Before you make your major decision to buy a property, make sure you are familiar with the types of property available in Malaysia. With so many land for sale in Selangor, you need to take some time off to do your research on which type of property best suits your needs and wants. 


Afterall, buying a property is a huge commitment and it involves a huge sum as well. You definitely do not want to end up regretting over your wrong decision that you have made due to lack of research. That will then be too late. Fret not, this article will explain to you the basics of property type in Malaysia.


First of all, you ought to know the key market segments in Malaysia, namely:


1.  Developer or new

First of all, there are new developments that you can purchase directly from the property developers after viewing the floor plan or show unit. New developments are also property that you could purchase before it is built.

There are also the build then sell properties that you could check out as the Malaysian government is now encouraging the developers to change into a build then sell policy, where construction will be completed before the sales begin. 

2.  Sub sale or secondary

Next, there is the sub sale or secondary property where buyer purchases existing properties directly from the seller and not the developer. In addition, the buying process of a subsale property is almost similar to purchasing a brand new property. 

3.  Auction

Properties under the auction market segments are properties that are priced below a market price. However, do note that properties under the auction segments are sold on an ‘as is where is’ basis and there is no guarantee given on the titles and vacant possession. 

4.  Commercial

As the name suggests, commercial property is for commercial use. Commercial properties are properties that people buy mainly for businesses purposes, such as offices and retail malls. 

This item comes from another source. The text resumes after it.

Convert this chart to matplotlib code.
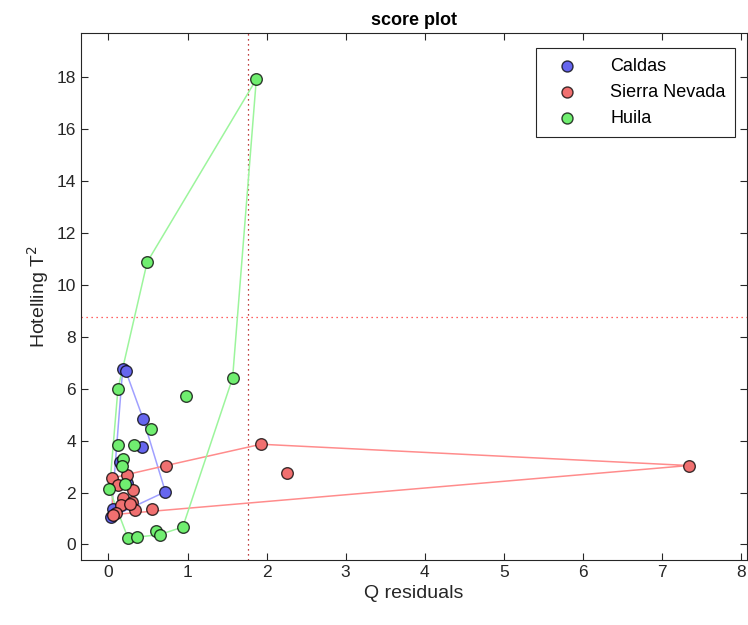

After you understand the key market segments in Malaysia, it is time to know the three common property types in Malaysia, which are:


1.  Land

One of the most common property types in Malaysia is landed properties. You can check out the land status from the State Land Registrar of the Land Office. There are also three types of landed property that you need to check before deciding which property to buy: Freehold land, leasehold land and the Malay reserve land. 

2.  Commercial

Next, there is also the commercial property type. A commercial property typically refers to retail buildings, shopping centers, office buildings, factories or warehouses, industrial buildings, apartment buildings and mixed building where it can be a mixture of retail, office building or apartment. 

3.  Residential

A house (terrace), condominium (studio, penthouse, duplex or standard) unit, townhouses, bungalows or an apartment unit that is meant for residential purpose or to rent out to private tenants are considered as residential property.


Lastly, you will need to understand the 3 land types in Malaysia,


1.  Freehold

A freehold property is having the outright ownership of the property and land on which it stands. That also means the owner of the land has no time limit to the ownership period. Most developers build bungalows, condominiums and private housing on a freehold land. 


2.  Leasehold

With a leasehold title, it means that you own the property and the land with a certain period of the lease agreement with the freeholder. Most leasehold properties in Malaysia have a leasehold period of 30 years, 60 years, 99 years, with some that have a longer period of 999 years.

As the name mentioned, property with a leasehold title will have to be responsible for the land and maintenance need to be done. If the land is not well taken of, the state will deem the tenant as unfit and the tenure might be compromised. The state could also forfeit your lease if the land is not in a good condition. 

3.  Malay Reserve Land

The Malay Reserve Land is a land that is reserved exclusively for the Malays or the Bumiputeras in Malaysia. That being said, the Malay Reserve Land is strictly for the Malays and Bumiputeras and the lands are not allowed to be sold to other races and also the foreigners.


In conclusion, whether to invest in a freehold property or leasehold property will still depend on your budget and how much you can afford. You should take these factors into consideration as well before deciding which to buy, such as monthly income, purpose of buying (own stay or investment), cash available, and loan amount. 

As buying property is a huge commitment that involves a huge sum of money, make sure you do your research and plan ahead to make the best decision out of it, as you definitely do not want to get caught in a debt.